Adding that figuring out the next steps was a "worthwhile discussion", Gill insisted that women's football should avoid falling into the same issues facing the men's game.
"I am on the record as saying, I think a reduction in player payments across the board for community footy would be a really healthy thing for the game," he continued.
"In a lot of respects, we have a responsibility to learn our lessons from the men's game and not make the same mistakes in creating an arms race in women's football.
"We have to be cautious around how we step into that ... I would love to see a world where we're spending less on players and are able to invest in other initiatives in our footy clubs, I think that would be really healthy."

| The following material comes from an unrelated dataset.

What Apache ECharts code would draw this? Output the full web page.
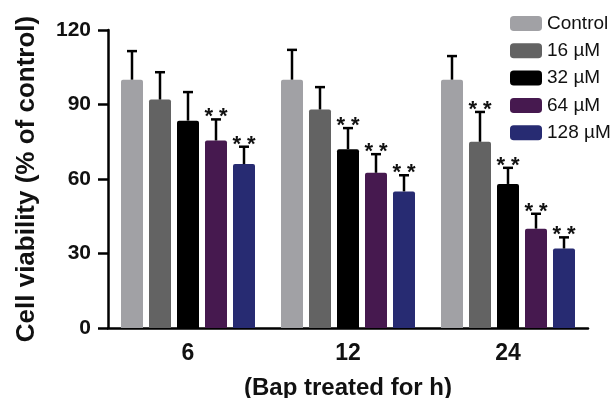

When the question was posed in the meeting by Meander Valley president Steve Saltmarsh about whether a women's salary cap would be introduced, he said the answer caught many by surprise.
"Some club presidents with women's teams nearly fell of their chair," Saltmarsh recounted.
Saltmarsh believed the only way a salary cap introduction would work would be if every team had access to it, not just the top division clubs.
More news about the structure of both men's and women's competitions is likely to be announced in the coming weeks.